------ TASK DATA ------
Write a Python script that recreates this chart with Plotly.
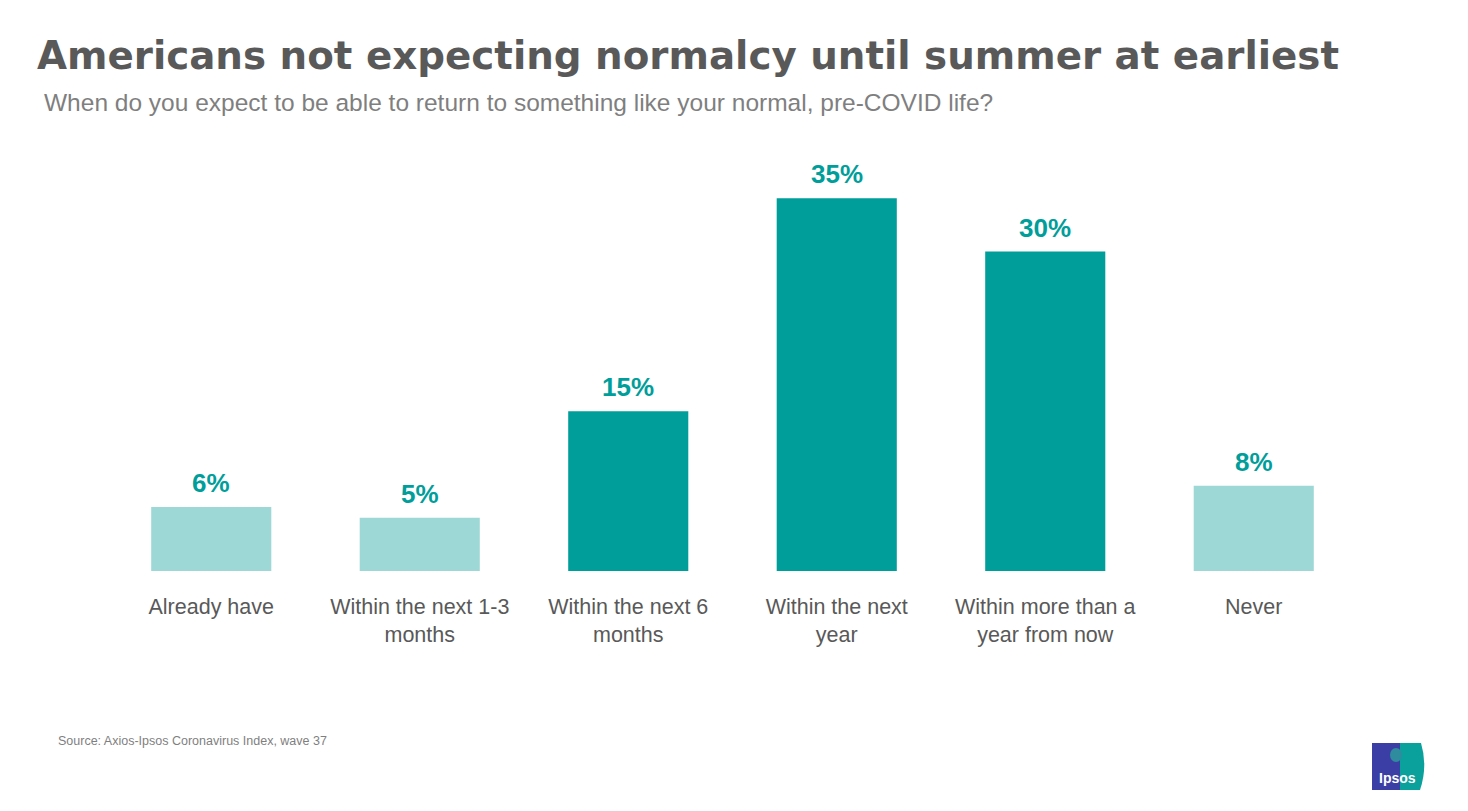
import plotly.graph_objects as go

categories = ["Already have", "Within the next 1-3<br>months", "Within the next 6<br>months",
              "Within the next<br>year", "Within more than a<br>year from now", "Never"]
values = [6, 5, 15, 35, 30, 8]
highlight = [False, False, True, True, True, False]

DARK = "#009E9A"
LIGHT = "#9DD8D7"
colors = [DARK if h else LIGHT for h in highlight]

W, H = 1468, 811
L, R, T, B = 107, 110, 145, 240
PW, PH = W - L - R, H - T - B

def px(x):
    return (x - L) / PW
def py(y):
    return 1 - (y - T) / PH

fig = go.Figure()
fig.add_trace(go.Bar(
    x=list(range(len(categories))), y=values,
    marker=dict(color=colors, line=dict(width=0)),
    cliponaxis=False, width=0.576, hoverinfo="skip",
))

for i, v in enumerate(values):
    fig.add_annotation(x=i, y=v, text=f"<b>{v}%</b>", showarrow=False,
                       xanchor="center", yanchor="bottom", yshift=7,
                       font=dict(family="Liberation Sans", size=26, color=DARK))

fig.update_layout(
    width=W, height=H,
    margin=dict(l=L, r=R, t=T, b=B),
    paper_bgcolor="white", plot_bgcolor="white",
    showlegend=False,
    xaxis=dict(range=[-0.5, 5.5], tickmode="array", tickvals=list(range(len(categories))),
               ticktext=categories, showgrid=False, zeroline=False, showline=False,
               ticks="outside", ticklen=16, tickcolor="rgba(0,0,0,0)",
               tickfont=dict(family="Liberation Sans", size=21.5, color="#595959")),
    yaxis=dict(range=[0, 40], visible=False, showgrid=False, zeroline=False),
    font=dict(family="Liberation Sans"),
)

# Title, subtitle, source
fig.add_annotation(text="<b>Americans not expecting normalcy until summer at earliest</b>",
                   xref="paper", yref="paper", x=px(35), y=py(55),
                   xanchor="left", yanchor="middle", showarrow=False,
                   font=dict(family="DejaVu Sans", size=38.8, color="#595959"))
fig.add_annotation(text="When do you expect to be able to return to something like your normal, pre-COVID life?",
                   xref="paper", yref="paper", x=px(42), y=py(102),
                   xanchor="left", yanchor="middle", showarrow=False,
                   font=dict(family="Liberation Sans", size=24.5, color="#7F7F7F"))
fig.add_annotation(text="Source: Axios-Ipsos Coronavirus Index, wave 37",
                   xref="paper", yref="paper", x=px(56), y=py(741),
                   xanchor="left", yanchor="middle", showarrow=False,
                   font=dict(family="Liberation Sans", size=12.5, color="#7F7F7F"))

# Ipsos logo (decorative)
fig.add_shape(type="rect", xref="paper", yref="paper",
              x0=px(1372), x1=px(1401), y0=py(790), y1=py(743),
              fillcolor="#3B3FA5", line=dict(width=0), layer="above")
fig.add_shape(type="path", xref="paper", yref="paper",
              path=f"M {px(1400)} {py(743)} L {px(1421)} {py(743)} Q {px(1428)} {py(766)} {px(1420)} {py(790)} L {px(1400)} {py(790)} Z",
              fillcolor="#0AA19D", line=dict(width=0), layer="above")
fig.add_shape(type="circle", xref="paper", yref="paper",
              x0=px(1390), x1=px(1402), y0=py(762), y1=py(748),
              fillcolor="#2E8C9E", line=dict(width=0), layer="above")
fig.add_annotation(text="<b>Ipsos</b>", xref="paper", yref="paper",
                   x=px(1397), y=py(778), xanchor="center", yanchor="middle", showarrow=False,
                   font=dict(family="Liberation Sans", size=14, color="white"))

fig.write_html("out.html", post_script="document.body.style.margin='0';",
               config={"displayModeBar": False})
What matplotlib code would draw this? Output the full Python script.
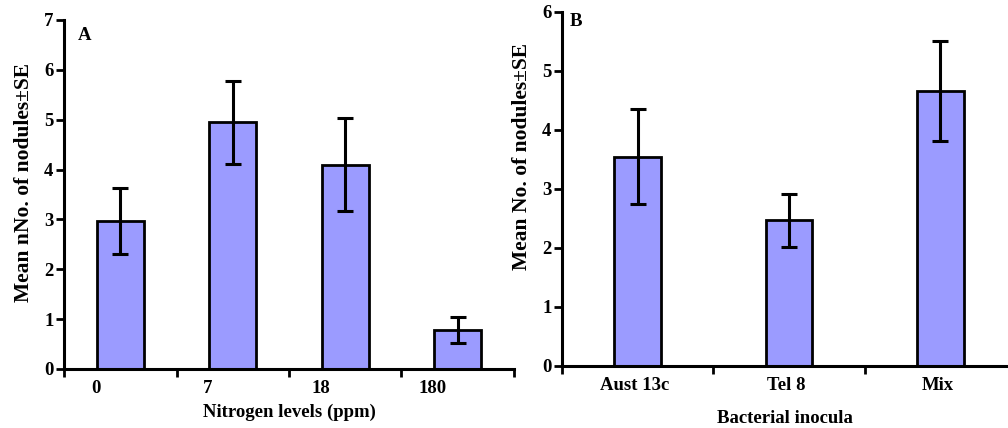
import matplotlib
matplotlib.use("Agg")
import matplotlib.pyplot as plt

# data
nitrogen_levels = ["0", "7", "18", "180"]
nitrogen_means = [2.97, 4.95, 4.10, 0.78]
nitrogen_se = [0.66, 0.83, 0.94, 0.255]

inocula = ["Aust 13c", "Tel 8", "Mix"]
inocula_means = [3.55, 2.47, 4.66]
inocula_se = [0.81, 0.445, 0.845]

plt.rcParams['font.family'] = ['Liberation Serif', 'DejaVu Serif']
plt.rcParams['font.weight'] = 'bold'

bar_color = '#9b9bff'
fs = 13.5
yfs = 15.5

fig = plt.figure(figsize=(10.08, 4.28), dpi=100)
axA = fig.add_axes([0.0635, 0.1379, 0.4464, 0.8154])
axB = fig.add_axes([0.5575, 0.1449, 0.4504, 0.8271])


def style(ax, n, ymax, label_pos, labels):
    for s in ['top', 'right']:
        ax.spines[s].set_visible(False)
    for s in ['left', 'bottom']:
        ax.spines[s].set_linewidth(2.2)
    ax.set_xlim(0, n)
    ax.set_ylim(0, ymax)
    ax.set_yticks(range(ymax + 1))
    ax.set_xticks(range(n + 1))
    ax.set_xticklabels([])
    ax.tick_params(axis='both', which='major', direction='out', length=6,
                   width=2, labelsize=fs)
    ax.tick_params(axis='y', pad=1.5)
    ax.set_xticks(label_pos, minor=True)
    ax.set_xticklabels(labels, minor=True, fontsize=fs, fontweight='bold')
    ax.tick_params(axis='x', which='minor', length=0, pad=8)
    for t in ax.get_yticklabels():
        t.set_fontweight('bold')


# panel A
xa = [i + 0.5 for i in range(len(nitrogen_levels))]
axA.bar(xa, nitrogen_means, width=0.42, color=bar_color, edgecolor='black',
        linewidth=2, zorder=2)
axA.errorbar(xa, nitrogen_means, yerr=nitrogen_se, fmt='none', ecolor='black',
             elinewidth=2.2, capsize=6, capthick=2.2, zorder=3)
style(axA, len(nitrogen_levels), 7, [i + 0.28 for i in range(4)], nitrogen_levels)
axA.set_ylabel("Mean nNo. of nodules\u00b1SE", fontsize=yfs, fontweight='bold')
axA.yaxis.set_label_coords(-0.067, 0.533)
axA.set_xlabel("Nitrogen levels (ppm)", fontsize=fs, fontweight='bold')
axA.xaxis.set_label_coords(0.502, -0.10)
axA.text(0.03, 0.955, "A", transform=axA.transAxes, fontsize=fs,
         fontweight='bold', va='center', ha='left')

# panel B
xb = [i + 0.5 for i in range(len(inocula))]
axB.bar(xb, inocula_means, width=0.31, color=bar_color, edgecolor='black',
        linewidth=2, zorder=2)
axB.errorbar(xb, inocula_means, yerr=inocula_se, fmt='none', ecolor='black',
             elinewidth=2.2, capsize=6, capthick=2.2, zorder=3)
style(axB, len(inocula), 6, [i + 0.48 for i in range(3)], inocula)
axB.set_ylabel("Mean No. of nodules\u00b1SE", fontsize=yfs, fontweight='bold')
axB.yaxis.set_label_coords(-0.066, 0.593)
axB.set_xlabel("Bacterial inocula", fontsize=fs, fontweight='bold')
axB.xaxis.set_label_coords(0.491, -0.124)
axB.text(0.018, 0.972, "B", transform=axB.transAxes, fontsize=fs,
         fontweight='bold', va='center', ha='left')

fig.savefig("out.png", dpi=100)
------
PROBLEM REQUIREMENTS: Write out all the entries again, word for word, and print no images.

SOLUTION TO THIS TASK:
Write a Python script that recreates this chart with Plotly.
import plotly.graph_objects as go

categories = ["Already have", "Within the next 1-3<br>months", "Within the next 6<br>months",
              "Within the next<br>year", "Within more than a<br>year from now", "Never"]
values = [6, 5, 15, 35, 30, 8]
highlight = [False, False, True, True, True, False]

DARK = "#009E9A"
LIGHT = "#9DD8D7"
colors = [DARK if h else LIGHT for h in highlight]

W, H = 1468, 811
L, R, T, B = 107, 110, 145, 240
PW, PH = W - L - R, H - T - B

def px(x):
    return (x - L) / PW
def py(y):
    return 1 - (y - T) / PH

fig = go.Figure()
fig.add_trace(go.Bar(
    x=list(range(len(categories))), y=values,
    marker=dict(color=colors, line=dict(width=0)),
    cliponaxis=False, width=0.576, hoverinfo="skip",
))

for i, v in enumerate(values):
    fig.add_annotation(x=i, y=v, text=f"<b>{v}%</b>", showarrow=False,
                       xanchor="center", yanchor="bottom", yshift=7,
                       font=dict(family="Liberation Sans", size=26, color=DARK))

fig.update_layout(
    width=W, height=H,
    margin=dict(l=L, r=R, t=T, b=B),
    paper_bgcolor="white", plot_bgcolor="white",
    showlegend=False,
    xaxis=dict(range=[-0.5, 5.5], tickmode="array", tickvals=list(range(len(categories))),
               ticktext=categories, showgrid=False, zeroline=False, showline=False,
               ticks="outside", ticklen=16, tickcolor="rgba(0,0,0,0)",
               tickfont=dict(family="Liberation Sans", size=21.5, color="#595959")),
    yaxis=dict(range=[0, 40], visible=False, showgrid=False, zeroline=False),
    font=dict(family="Liberation Sans"),
)

# Title, subtitle, source
fig.add_annotation(text="<b>Americans not expecting normalcy until summer at earliest</b>",
                   xref="paper", yref="paper", x=px(35), y=py(55),
                   xanchor="left", yanchor="middle", showarrow=False,
                   font=dict(family="DejaVu Sans", size=38.8, color="#595959"))
fig.add_annotation(text="When do you expect to be able to return to something like your normal, pre-COVID life?",
                   xref="paper", yref="paper", x=px(42), y=py(102),
                   xanchor="left", yanchor="middle", showarrow=False,
                   font=dict(family="Liberation Sans", size=24.5, color="#7F7F7F"))
fig.add_annotation(text="Source: Axios-Ipsos Coronavirus Index, wave 37",
                   xref="paper", yref="paper", x=px(56), y=py(741),
                   xanchor="left", yanchor="middle", showarrow=False,
                   font=dict(family="Liberation Sans", size=12.5, color="#7F7F7F"))

# Ipsos logo (decorative)
fig.add_shape(type="rect", xref="paper", yref="paper",
              x0=px(1372), x1=px(1401), y0=py(790), y1=py(743),
              fillcolor="#3B3FA5", line=dict(width=0), layer="above")
fig.add_shape(type="path", xref="paper", yref="paper",
              path=f"M {px(1400)} {py(743)} L {px(1421)} {py(743)} Q {px(1428)} {py(766)} {px(1420)} {py(790)} L {px(1400)} {py(790)} Z",
              fillcolor="#0AA19D", line=dict(width=0), layer="above")
fig.add_shape(type="circle", xref="paper", yref="paper",
              x0=px(1390), x1=px(1402), y0=py(762), y1=py(748),
              fillcolor="#2E8C9E", line=dict(width=0), layer="above")
fig.add_annotation(text="<b>Ipsos</b>", xref="paper", yref="paper",
                   x=px(1397), y=py(778), xanchor="center", yanchor="middle", showarrow=False,
                   font=dict(family="Liberation Sans", size=14, color="white"))

fig.write_html("out.html", post_script="document.body.style.margin='0';",
               config={"displayModeBar": False})
What matplotlib code would draw this? Output the full Python script.
import matplotlib
matplotlib.use("Agg")
import matplotlib.pyplot as plt

# data
nitrogen_levels = ["0", "7", "18", "180"]
nitrogen_means = [2.97, 4.95, 4.10, 0.78]
nitrogen_se = [0.66, 0.83, 0.94, 0.255]

inocula = ["Aust 13c", "Tel 8", "Mix"]
inocula_means = [3.55, 2.47, 4.66]
inocula_se = [0.81, 0.445, 0.845]

plt.rcParams['font.family'] = ['Liberation Serif', 'DejaVu Serif']
plt.rcParams['font.weight'] = 'bold'

bar_color = '#9b9bff'
fs = 13.5
yfs = 15.5

fig = plt.figure(figsize=(10.08, 4.28), dpi=100)
axA = fig.add_axes([0.0635, 0.1379, 0.4464, 0.8154])
axB = fig.add_axes([0.5575, 0.1449, 0.4504, 0.8271])


def style(ax, n, ymax, label_pos, labels):
    for s in ['top', 'right']:
        ax.spines[s].set_visible(False)
    for s in ['left', 'bottom']:
        ax.spines[s].set_linewidth(2.2)
    ax.set_xlim(0, n)
    ax.set_ylim(0, ymax)
    ax.set_yticks(range(ymax + 1))
    ax.set_xticks(range(n + 1))
    ax.set_xticklabels([])
    ax.tick_params(axis='both', which='major', direction='out', length=6,
                   width=2, labelsize=fs)
    ax.tick_params(axis='y', pad=1.5)
    ax.set_xticks(label_pos, minor=True)
    ax.set_xticklabels(labels, minor=True, fontsize=fs, fontweight='bold')
    ax.tick_params(axis='x', which='minor', length=0, pad=8)
    for t in ax.get_yticklabels():
        t.set_fontweight('bold')


# panel A
xa = [i + 0.5 for i in range(len(nitrogen_levels))]
axA.bar(xa, nitrogen_means, width=0.42, color=bar_color, edgecolor='black',
        linewidth=2, zorder=2)
axA.errorbar(xa, nitrogen_means, yerr=nitrogen_se, fmt='none', ecolor='black',
             elinewidth=2.2, capsize=6, capthick=2.2, zorder=3)
style(axA, len(nitrogen_levels), 7, [i + 0.28 for i in range(4)], nitrogen_levels)
axA.set_ylabel("Mean nNo. of nodules\u00b1SE", fontsize=yfs, fontweight='bold')
axA.yaxis.set_label_coords(-0.067, 0.533)
axA.set_xlabel("Nitrogen levels (ppm)", fontsize=fs, fontweight='bold')
axA.xaxis.set_label_coords(0.502, -0.10)
axA.text(0.03, 0.955, "A", transform=axA.transAxes, fontsize=fs,
         fontweight='bold', va='center', ha='left')

# panel B
xb = [i + 0.5 for i in range(len(inocula))]
axB.bar(xb, inocula_means, width=0.31, color=bar_color, edgecolor='black',
        linewidth=2, zorder=2)
axB.errorbar(xb, inocula_means, yerr=inocula_se, fmt='none', ecolor='black',
             elinewidth=2.2, capsize=6, capthick=2.2, zorder=3)
style(axB, len(inocula), 6, [i + 0.48 for i in range(3)], inocula)
axB.set_ylabel("Mean No. of nodules\u00b1SE", fontsize=yfs, fontweight='bold')
axB.yaxis.set_label_coords(-0.066, 0.593)
axB.set_xlabel("Bacterial inocula", fontsize=fs, fontweight='bold')
axB.xaxis.set_label_coords(0.491, -0.124)
axB.text(0.018, 0.972, "B", transform=axB.transAxes, fontsize=fs,
         fontweight='bold', va='center', ha='left')

fig.savefig("out.png", dpi=100)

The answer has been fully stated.